Of course, Apple could easily write off everything above if TV+ was an undeniable commercial success. There are currently no hard numbers to illustrate how many subscribers Apple has lured in with a relatively low price of $4.99 a month, with a free year dispensed as a perk to those purchasing brand-new Apple devices; CEO Tim Cook has merely lauded the service’s “rousing start” on an earnings call, a subjective assessment of a venture that will, eventually, require objective metrics.

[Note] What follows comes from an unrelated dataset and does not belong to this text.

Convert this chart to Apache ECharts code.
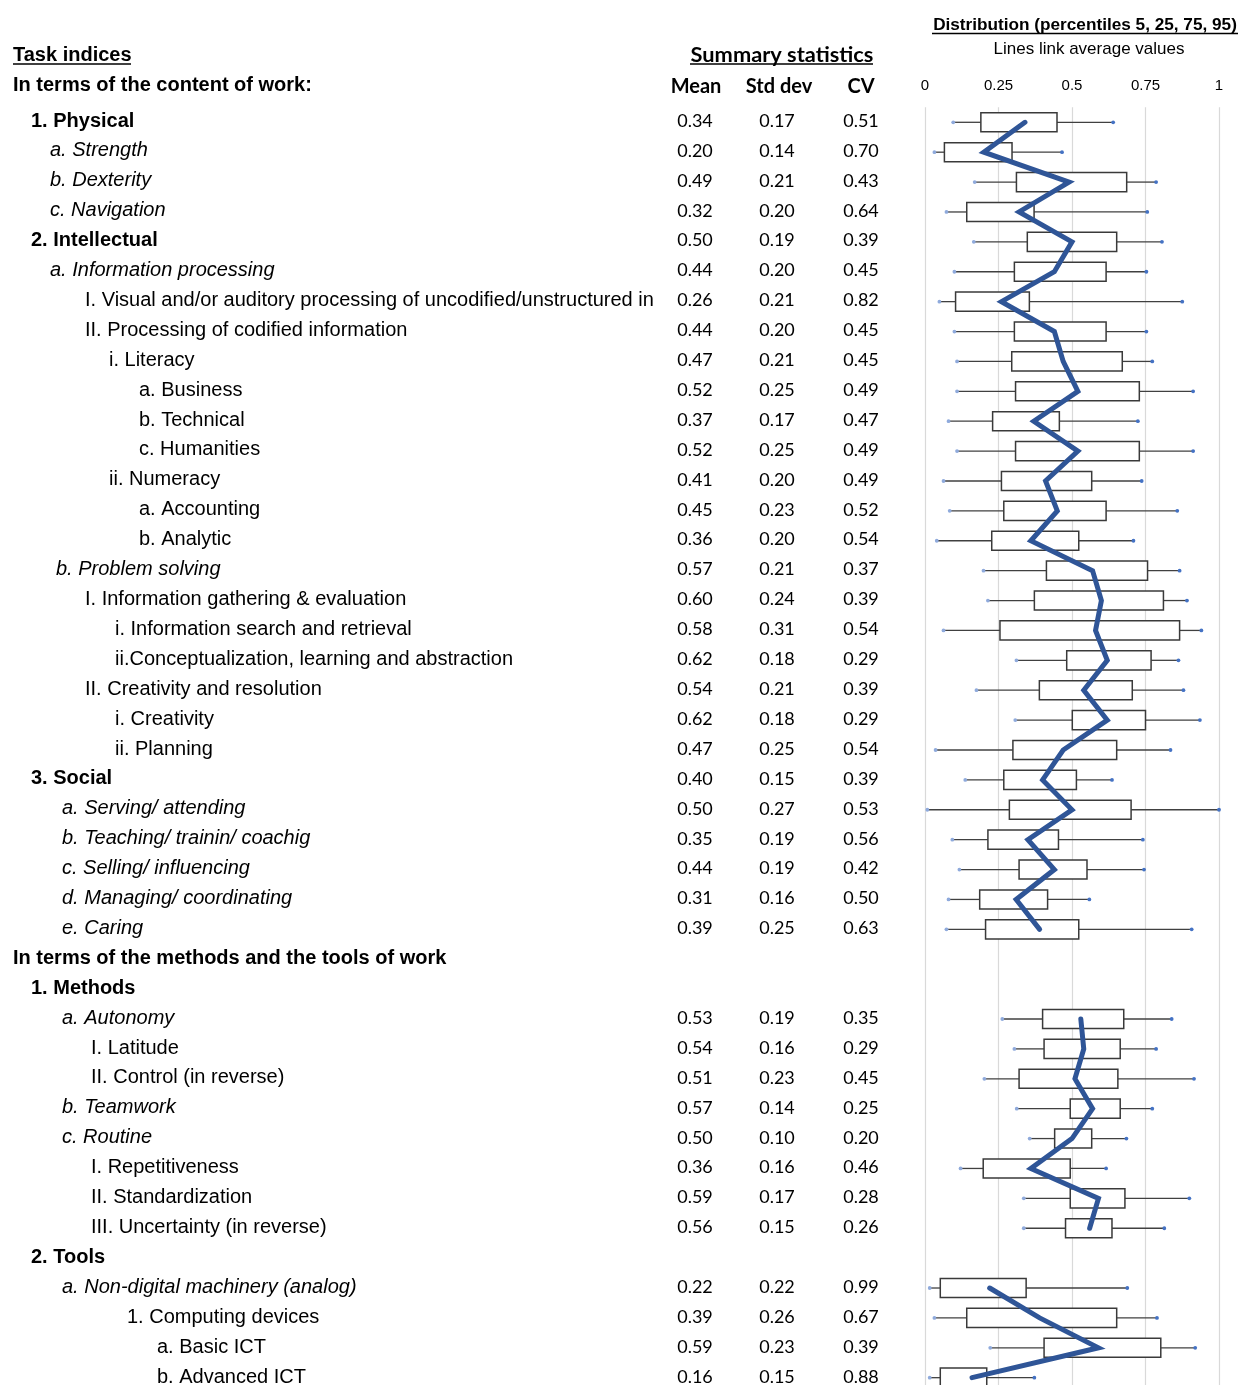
<!DOCTYPE html>
<html>
<head>
<meta charset="utf-8">
<script src="https://cdn.jsdelivr.net/npm/echarts@6.0.0/dist/echarts.min.js"></script>
<style>
  html, body { margin: 0; padding: 0; background: #ffffff; overflow: hidden; }
  #chart { width: 1239px; height: 1385px; }
</style>
</head>
<body>
<div id="chart"></div>
<script>
// ---------- DATA ----------
const labels = [
  '1. Physical', 'a. Strength', 'b. Dexterity', 'c. Navigation',
  '2. Intellectual', 'a. Information processing',
  'I. Visual and/or auditory processing of uncodified/unstructured information',
  'II. Processing of codified information', 'i. Literacy', 'a. Business', 'b. Technical', 'c. Humanities',
  'ii. Numeracy', 'a. Accounting', 'b. Analytic',
  'b. Problem solving', 'I. Information gathering & evaluation', 'i. Information search and retrieval',
  'ii.Conceptualization, learning and abstraction', 'II. Creativity and resolution', 'i. Creativity', 'ii. Planning',
  '3. Social', 'a. Serving/ attending', 'b. Teaching/ trainin/ coachig', 'c. Selling/ influencing',
  'd. Managing/ coordinating', 'e. Caring',
  'In terms of the methods and the tools of work',
  '1. Methods', 'a. Autonomy', 'I. Latitude', 'II. Control (in reverse)', 'b. Teamwork', 'c. Routine',
  'I. Repetitiveness', 'II. Standardization', 'III. Uncertainty (in reverse)',
  '2. Tools', 'a. Non-digital machinery (analog)', '1. Computing devices', 'a. Basic ICT', 'b. Advanced ICT'
];
// outline level of each row (mapped to typography in code)
const levels = [
  'dim', 'subA', 'subA', 'subA',
  'dim', 'subA',
  'r1',
  'r1', 'r3', 'r5', 'r5', 'r5',
  'r3', 'r5', 'r5',
  'subB', 'r1', 'r4',
  'r4', 'r1', 'r4', 'r4',
  'dim', 'subC', 'subC', 'subC',
  'subC', 'subC',
  'sec',
  'dim', 'subC', 'r2', 'r2', 'subC', 'subC',
  'r2', 'r2', 'r2',
  'dim', 'subC', 'r6', 'r7', 'r7'
];
const means = [0.34,0.20,0.49,0.32,0.50,0.44,0.26,0.44,0.47,0.52,0.37,0.52,0.41,0.45,0.36,0.57,0.60,0.58,0.62,0.54,0.62,0.47,
  0.40,0.50,0.35,0.44,0.31,0.39,null,null,0.53,0.54,0.51,0.57,0.50,0.36,0.59,0.56,null,0.22,0.39,0.59,0.16];
const stdDevs = [0.17,0.14,0.21,0.20,0.19,0.20,0.21,0.20,0.21,0.25,0.17,0.25,0.20,0.23,0.20,0.21,0.24,0.31,0.18,0.21,0.18,0.25,
  0.15,0.27,0.19,0.19,0.16,0.25,null,null,0.19,0.16,0.23,0.14,0.10,0.16,0.17,0.15,null,0.22,0.26,0.23,0.15];
const cvs = [0.51,0.70,0.43,0.64,0.39,0.45,0.82,0.45,0.45,0.49,0.47,0.49,0.49,0.52,0.54,0.37,0.39,0.54,0.29,0.39,0.29,0.54,
  0.39,0.53,0.56,0.42,0.50,0.63,null,null,0.35,0.29,0.45,0.25,0.20,0.46,0.28,0.26,null,0.99,0.67,0.39,0.88];
const p5 = [0.096,0.032,0.169,0.073,0.166,0.100,0.049,0.100,0.109,0.109,0.080,0.109,0.063,0.084,0.040,0.199,0.214,0.063,0.311,0.175,0.307,0.036,
  0.137,0.008,0.093,0.117,0.080,0.073,null,null,0.263,0.304,0.202,0.312,0.356,0.121,0.336,0.336,null,0.016,0.032,0.222,0.016];
const p25 = [0.190,0.066,0.311,0.142,0.348,0.304,0.104,0.304,0.295,0.308,0.230,0.308,0.260,0.268,0.227,0.413,0.372,0.255,0.482,0.389,0.501,0.299,
  0.268,0.287,0.214,0.320,0.186,0.206,null,null,0.400,0.405,0.320,0.494,0.441,0.198,0.494,0.478,null,0.052,0.142,0.405,0.052];
const p75 = [0.449,0.296,0.686,0.371,0.652,0.616,0.355,0.616,0.671,0.729,0.457,0.729,0.567,0.616,0.523,0.757,0.811,0.866,0.769,0.705,0.750,0.652,
  0.515,0.701,0.454,0.551,0.417,0.523,null,null,0.676,0.664,0.656,0.664,0.567,0.494,0.680,0.636,null,0.344,0.652,0.802,0.210];
const p95 = [0.640,0.466,0.786,0.756,0.806,0.753,0.875,0.753,0.773,0.912,0.724,0.912,0.737,0.858,0.709,0.866,0.891,0.940,0.862,0.879,0.935,0.835,
  0.636,1.000,0.741,0.745,0.559,0.907,null,null,0.839,0.786,0.915,0.773,0.685,0.616,0.899,0.814,null,0.688,0.789,0.919,0.372];
const xTicks = [0, 0.25, 0.5, 0.75, 1];
const headerTexts = {
  tasks: 'Task indices',
  content: 'In terms of the content of work:',
  summary: 'Summary statistics',
  mean: 'Mean', std: 'Std dev', cv: 'CV',
  dist: 'Distribution (percentiles 5, 25, 75, 95)',
  sub: 'Lines link average values'
};

// ---------- LAYOUT / STYLE ----------
const W = 1239, H = 1385;
const ARIAL = '"Liberation Sans", Arial, Helvetica, sans-serif';
const CALI = 'Lato, "Open Sans", sans-serif';
const N = labels.length;
const BAND = 29.89;                 // px per row
const BOX_ROW0 = 122.3;             // centre of first box row
const BOX_TOP = BOX_ROW0 - BAND / 2;
const NUM_ROW0 = 121.0;             // first number row (axis origin)
const NAME_ROW0 = 121.0;            // first task-name row (axis origin)
const TEXT_BAND = 29.905;
const TEXT_LEFT = 13;
const levelStyle = {
  sec:  { indent: 13,  weight: 'bold',   style: 'normal' },
  dim:  { indent: 31,  weight: 'bold',   style: 'normal' },
  subA: { indent: 50,  weight: 'normal', style: 'italic' },
  subB: { indent: 56,  weight: 'normal', style: 'italic' },
  subC: { indent: 62,  weight: 'normal', style: 'italic' },
  r1:   { indent: 85,  weight: 'normal', style: 'normal' },
  r2:   { indent: 91,  weight: 'normal', style: 'normal' },
  r3:   { indent: 109, weight: 'normal', style: 'normal' },
  r4:   { indent: 115, weight: 'normal', style: 'normal' },
  r5:   { indent: 139, weight: 'normal', style: 'normal' },
  r6:   { indent: 127, weight: 'normal', style: 'normal' },
  r7:   { indent: 157, weight: 'normal', style: 'normal' }
};
const rich = {};
Object.keys(levelStyle).forEach(k => {
  const s = levelStyle[k];
  rich[k] = {
    fontFamily: ARIAL, fontSize: 20, fontWeight: s.weight, fontStyle: s.style,
    color: '#000', padding: [0, 0, 0, s.indent - TEXT_LEFT]
  };
});

const rowIdx = v => (Math.abs(v - Math.round(v)) < 1e-6 ? Math.round(v) : -1);
const fmt2 = arr => v => {
  const i = rowIdx(v);
  return (i < 0 || i >= N || arr[i] == null) ? '' : arr[i].toFixed(2);
};

const boxData = [];
for (let i = 0; i < N; i++) {
  if (p5[i] != null) boxData.push([i, p5[i], p25[i], p75[i], p95[i]]);
}
const lineData = means.map((m, i) => [m == null ? '-' : m, i]);

function renderBox(params, api) {
  const row = api.value(0);
  const a = api.coord([api.value(1), row]);
  const b = api.coord([api.value(2), row]);
  const c = api.coord([api.value(3), row]);
  const d = api.coord([api.value(4), row]);
  const band = Math.abs(api.size([0, 1])[1]);
  const h = band * 0.64;
  const y = a[1];
  const wStyle = { stroke: '#404040', lineWidth: 1.3 };
  return {
    type: 'group',
    children: [
      { type: 'line', shape: { x1: a[0], y1: y, x2: b[0], y2: y }, style: wStyle },
      { type: 'line', shape: { x1: c[0], y1: y, x2: d[0], y2: y }, style: wStyle },
      { type: 'rect', shape: { x: b[0], y: y - h / 2, width: c[0] - b[0], height: h },
        style: { fill: '#ffffff', stroke: '#3a3a3a', lineWidth: 1.5 } },
      { type: 'circle', shape: { cx: a[0], cy: y, r: 1.9 }, style: { fill: '#8faadc' } },
      { type: 'circle', shape: { cx: d[0], cy: y, r: 1.9 }, style: { fill: '#4472c4' } }
    ]
  };
}

const boxMax = -0.5 + (H - BOX_TOP) / BAND;

function rowGrid(left, top, width) {
  return { left: left, top: top, width: width, bottom: 0, outerBoundsMode: 'none', containLabel: false };
}
function hiddenX(idx) {
  return { type: 'value', gridIndex: idx, show: false };
}
function rowAxis(idx, top, labelOpts) {
  return {
    type: 'value', gridIndex: idx, inverse: true, min: 0, max: (H - top) / TEXT_BAND, interval: 1,
    position: 'left',
    axisLine: { show: false }, axisTick: { show: false }, splitLine: { show: false },
    axisLabel: Object.assign({ show: true, showMinLabel: true, showMaxLabel: true, margin: 0, hideOverlap: false }, labelOpts)
  };
}

const chart = echarts.init(document.getElementById('chart'), null, { renderer: 'canvas', width: W, height: H });

function gText(x, y, text, opts) {
  return {
    type: 'text', x: x, y: y, silent: true,
    style: Object.assign({
      text: text, fill: '#000', fontFamily: ARIAL, fontSize: 20,
      align: 'left', verticalAlign: 'middle', textAlign: 'left', textVerticalAlign: 'middle'
    }, opts || {})
  };
}
function gLine(x1, x2, y) {
  return { type: 'line', silent: true, shape: { x1: x1, y1: y, x2: x2, y2: y }, style: { stroke: '#000', lineWidth: 1.5 } };
}
const centred = { align: 'center', textAlign: 'center' };

chart.setOption({
  animation: false,
  backgroundColor: '#ffffff',
  grid: [
    rowGrid(925, BOX_TOP, 294),
    rowGrid(TEXT_LEFT, NAME_ROW0, 600),
    rowGrid(695, NUM_ROW0, 1),
    rowGrid(777, NUM_ROW0, 1),
    rowGrid(861, NUM_ROW0, 1)
  ],
  xAxis: [
    {
      type: 'value', gridIndex: 0, position: 'top',
      min: xTicks[0], max: xTicks[xTicks.length - 1], interval: xTicks[1] - xTicks[0],
      axisLine: { show: false }, axisTick: { show: false },
      splitLine: { show: true, lineStyle: { color: '#d9d9d9', width: 1.2 } },
      axisLabel: { margin: 14, fontFamily: ARIAL, fontSize: 15, color: '#000',
        formatter: v => String(xTicks.find(t => Math.abs(t - v) < 1e-9) ?? v) }
    },
    hiddenX(1), hiddenX(2), hiddenX(3), hiddenX(4)
  ],
  yAxis: [
    { type: 'value', gridIndex: 0, inverse: true, min: -0.5, max: boxMax, show: false },
    rowAxis(1, NAME_ROW0, {
      align: 'left', width: 644, overflow: 'truncate', ellipsis: '',
      rich: rich,
      formatter: v => {
        const i = rowIdx(v);
        return (i < 0 || i >= N) ? '' : '{' + levels[i] + '|' + labels[i] + '}';
      }
    }),
    rowAxis(2, NUM_ROW0, { align: 'center', fontFamily: CALI, fontSize: 18, color: '#000', formatter: fmt2(means) }),
    rowAxis(3, NUM_ROW0, { align: 'center', fontFamily: CALI, fontSize: 18, color: '#000', formatter: fmt2(stdDevs) }),
    rowAxis(4, NUM_ROW0, { align: 'center', fontFamily: CALI, fontSize: 18, color: '#000', formatter: fmt2(cvs) })
  ],
  series: [
    {
      type: 'custom', xAxisIndex: 0, yAxisIndex: 0, z: 2,
      renderItem: renderBox,
      encode: { y: 0, x: [1, 2, 3, 4] },
      data: boxData
    },
    {
      type: 'line', xAxisIndex: 0, yAxisIndex: 0, z: 5,
      data: lineData, symbol: 'none', connectNulls: false,
      lineStyle: { color: '#2f5597', width: 5, join: 'miter', cap: 'round' }
    }
  ],
  graphic: [
    gText(1085, 25, headerTexts.dist, Object.assign({ fontWeight: 'bold', fontSize: 17.2 }, centred)),
    gLine(932, 1238, 33.5),
    gText(1089, 49, headerTexts.sub, Object.assign({ fontSize: 17 }, centred)),
    gText(13, 55, headerTexts.tasks, { fontWeight: 'bold' }),
    gLine(13, 131, 64),
    gText(782, 55, headerTexts.summary, Object.assign({ fontFamily: CALI, fontWeight: 'bold', fontSize: 21.8 }, centred)),
    gLine(690, 873, 64),
    gText(13, 85, headerTexts.content, { fontWeight: 'bold' }),
    gText(696, 87, headerTexts.mean, Object.assign({ fontFamily: CALI, fontWeight: 'bold', fontSize: 20 }, centred)),
    gText(779, 87, headerTexts.std, Object.assign({ fontFamily: CALI, fontWeight: 'bold', fontSize: 20 }, centred)),
    gText(861, 87, headerTexts.cv, Object.assign({ fontFamily: CALI, fontWeight: 'bold', fontSize: 20 }, centred))
  ]
});
</script>
</body>
</html>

In the meantime, outside observers are forced to rely on the oblique, third-party assessments Netflix has made into a standard lens for understanding trends in Hollywood. The firm Ampere Analysis offers the optimistic estimate of more than 33 million TV+ subscribers to date, a number that would put Apple ahead of Disney+ and behind only Netflix and Amazon Prime; Parrot Analytics ranks many Apple series among the top performers on streaming, notching Servant, See, and For All Mankind behind only IP-driven shows like The Witcher and The Mandalorian. Yet neither of these findings represents a rubric as standardized as the Nielsen system, and another report found that just 10 percent of the hardware customers eligible for Apple’s free-year promotion had taken the company up on its offer.

Of course, 10 percent of a customer base as large as Apple’s is still a lot of people; collectively, the picture given by these reports is less dismal than merely uncertain. For now, uncertainty can work in Apple’s favor. Combined with its (many) other foibles accrued in such a short time, though, that ambiguity starts to feel less like an advantage and more like they’re hiding something.